If the USA is the land of opportunity, then Jamaica is the land of opportunism. I am often struck by the fact that Jamaicans act with good economics rationale in many situations; they are really creatures of incentives. Driven by the urge to be selfish, people act in a way that gives them what they want, and really do not anticipate negative consequences, in part, because they rarely come into play. I will cite just a few random things that I saw this morning.

Man pilfers ackees from branches overhanging the road in an uptown neighbourhood. Stoops on sidewalk, and pegs the ackee fruit, throwing the pods over a wall into a gully. Many would see this as simple theft. In many respects, it is, but it’s also about survival. I was driving, so did not get the chance to discuss the action with the man, and though I thought of yelling “Stop, thief!” from my car window, I did not. Either the man (or someone in his household) was hungry and he saw the possibility for breakfast. Or, he was in need of money and saw the opportunity to obtain goods for sale, which he could obtain at zero cost, so maximising the profit potential. Jamaica has no social safety net that sits under most of the population: it’s every man, Jack, for himself, most times. So, what should one do if hungry or in need of income. Those in comfortable situations will start to talk about obeying laws, and morals, and conscience, but none of that matters when your belly is rumbling.

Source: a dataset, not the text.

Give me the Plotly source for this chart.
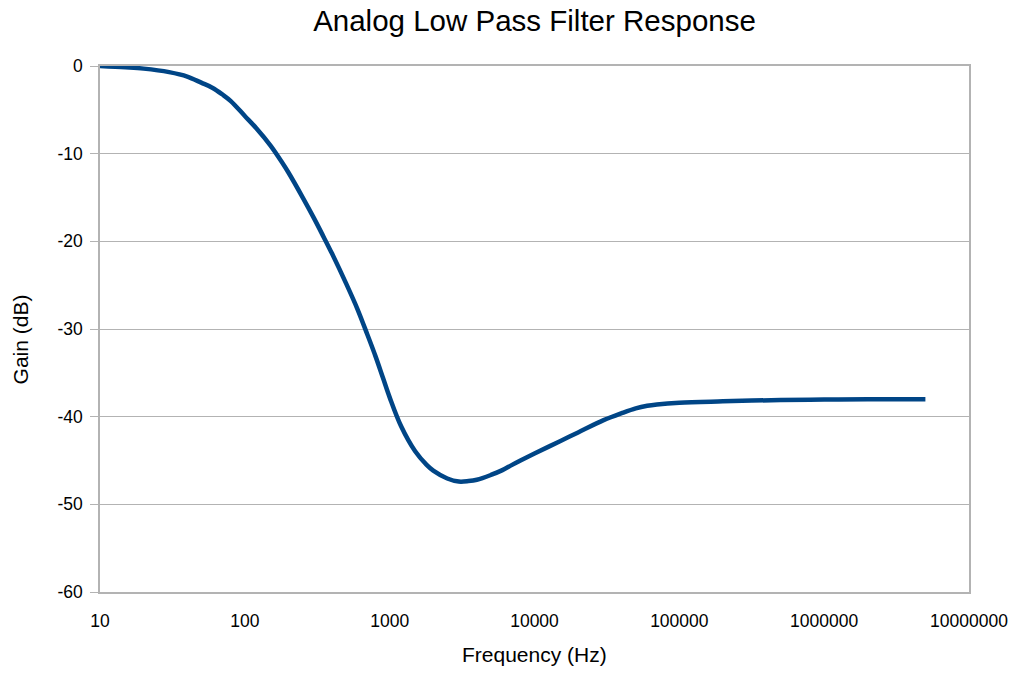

Of course, the man may be a good-for-nothing low down thief, in which case all the lah-di-dah about laws, etc. is wasted. He possibly thinks the owners ‘can afford’ to lose a few ackees. The environmental issues of his garbage disposal are lost on him

Two lanes of traffic are possible on a stretch of road. In the morning rush, as the road heads to a traffic light, there is an additional lane for those who wish to turn right. There is congestion, and a driver wanting to turn right, crosses into the lane for oncoming traffic, hoping to get to the turn lane before he meets another car. Quite sensible, from the view point that he need no wait in line to do what he wants to do. However, he meets and on coming car–driven by me–which blocks his progress. Fortunately, I know the road, so had not been driving so fast as to collide. The corner where we met is not blind, so he probably thought he could make his manoeuvre without problem, but he was wrong. Up until the meeting of the two cars, he could have assumed that his actions were going to endanger no one. A lot of accidents in Jamaica happen because of similar manoeuvres: doing the wrong thing on the road and misjudging the possible outcomes. 

I go to a gas station to fill up my car: the indicator says 5km range left, and I have to go out later. The station also has an automatic banking machine (ABM). Whenever I’ve been to the station to use the ABM, I see a sign warning ‘out of service’, or I try to use the machine and get a message ‘out of service’. This should be fixed, or the machine taken out of commission. The staff at the station tell me that the malfunctions have been reported repeatedly, yet, here we are. Fortunately, I do not need cash to pay as I can use the same bank’s debit card, and I can go on my way. But, why has the bank not dealt with the problem? It has a good reputation for caring about its customers and the community in general. How many people waste their time stopping to try to get cash and go away dissatisfied? If the bank monitored the machine with a closed circuit TV, they could see the stream of customers, either walking away without trying to extract cash, or walking away having tried and failed. The bank suffers little every day, thought it is losing fees from the withdrawals not made, so most of the pain is borne by its customers, most of whom I suspect just bear it and go on without the cash they need or do as I did and pay with the card. Is inertia driving this process or negligence? I’ll check.